══ INPUT FOR THIS TASK ══

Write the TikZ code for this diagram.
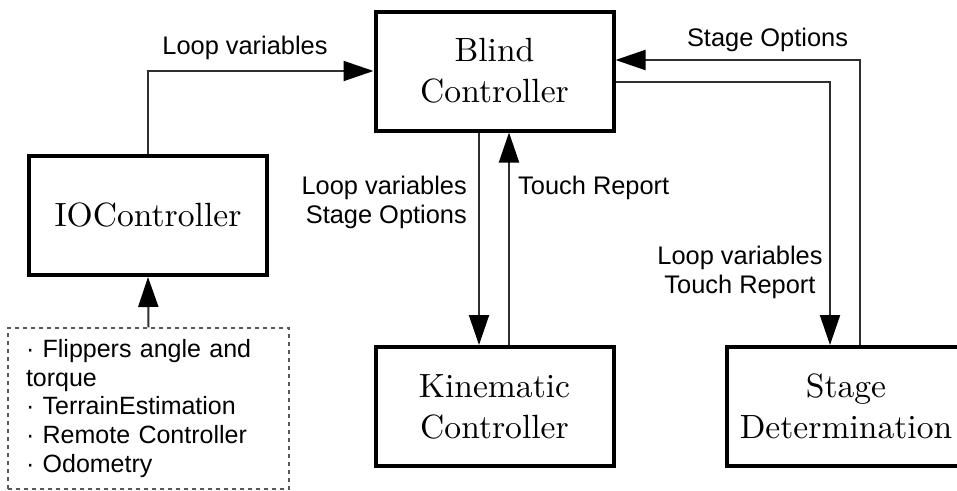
\documentclass[tikz,border=0pt]{standalone}
\usepackage{fontspec}
\setmainfont{Liberation Sans}
\newfontfamily\boxfont{lmroman10-regular}[Extension=.otf]
\usetikzlibrary{arrows.meta}

\begin{document}
\begin{tikzpicture}[x=1pt,y=-1pt,
  block/.style={draw=black, line width=4pt, minimum width=238pt, minimum height=119pt,
    inner sep=0pt, align=center, font=\boxfont\fontsize{33.6}{41}\selectfont},
  flow/.style={draw=black!82, line width=2pt,
    -{Triangle[length=30pt,width=20pt,color=black,fill=black]}},
  lbl/.style={inner sep=0pt, font=\fontsize{25.4}{29}\selectfont},
  inbox/.style={draw=black!65, line width=1.3pt, dash pattern=on 4pt off 4pt,
    minimum width=281pt, minimum height=161pt, inner xsep=18pt, inner ysep=0pt,
    text width=245pt, align=left, font=\fontsize{25}{28.75}\selectfont},
]
\useasboundingbox (0,0) rectangle (957,490);
\clip (0,0) rectangle (957,490);

% main blocks
\node[block] (blind) at (494.5,71) {Blind\\Controller};
\node[block] (io)    at (148,215.5) {IOController};
\node[block] (kin)   at (494.5,406.5) {Kinematic\\Controller};
\node[block] (stage) at (846,406.5) {Stage\\Determination};

% sensor inputs
\node[inbox] (inputs) at (148.5,408.5)
  {· Flippers angle and\\torque\\· TerrainEstimation\\· Remote Controller\\· Odometry};

% connectors
\draw[flow] (io.north) |- (blind.west);
\draw[flow] ([xshift=14pt]stage.north) |- ([yshift=11pt]blind.east);
\draw[flow] ([yshift=-11pt]blind.east) -| ([xshift=-16pt]stage.north);
\draw[flow] ([xshift=-15.5pt]blind.south) -- ([xshift=-15.5pt]kin.north);
\draw[flow] ([xshift=14.5pt]kin.north) -- ([xshift=14.5pt]blind.south);
\draw[flow] (inputs.north) -- (io.south);

% connector labels
\node[lbl, anchor=base] (lvTop) at (245,54) {Loop variables};
\node[lbl, anchor=base] (soTop) at (767.5,46) {Stage Options};
\node[lbl, anchor=east, align=right] (lvKin) at (467,202) {Loop variables\\Stage Options};
\node[lbl, anchor=base west] (trKin) at (518,194) {Touch Report};
\node[lbl, align=center] (lvStage) at (740,272) {Loop variables\\Touch Report};
\end{tikzpicture}
\end{document}
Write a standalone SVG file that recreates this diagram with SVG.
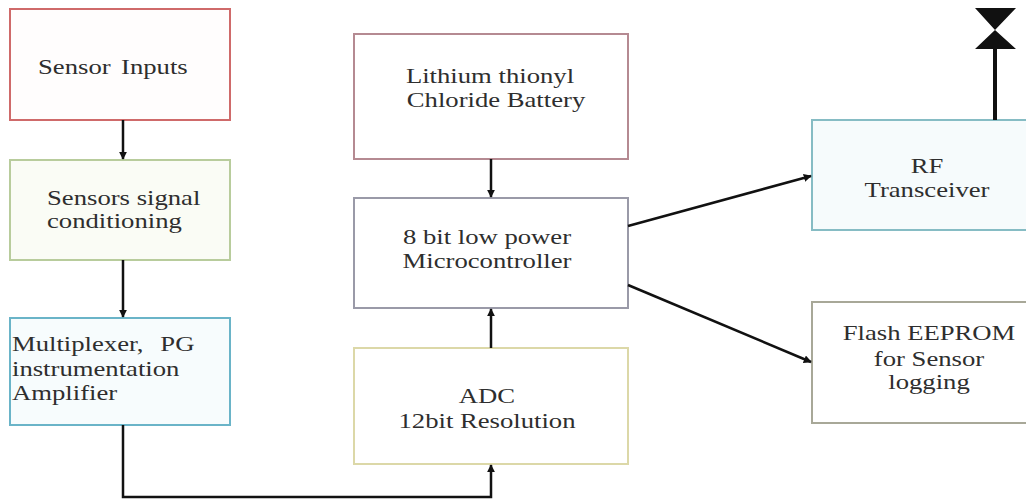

═══

(TASK TO COMPLETE): Consider the entries above and return each line with the string "diagram".

(COMPLETE ANSWER):
Write the TikZ code for this diagram.
Write a standalone SVG file that recreates this diagram with SVG.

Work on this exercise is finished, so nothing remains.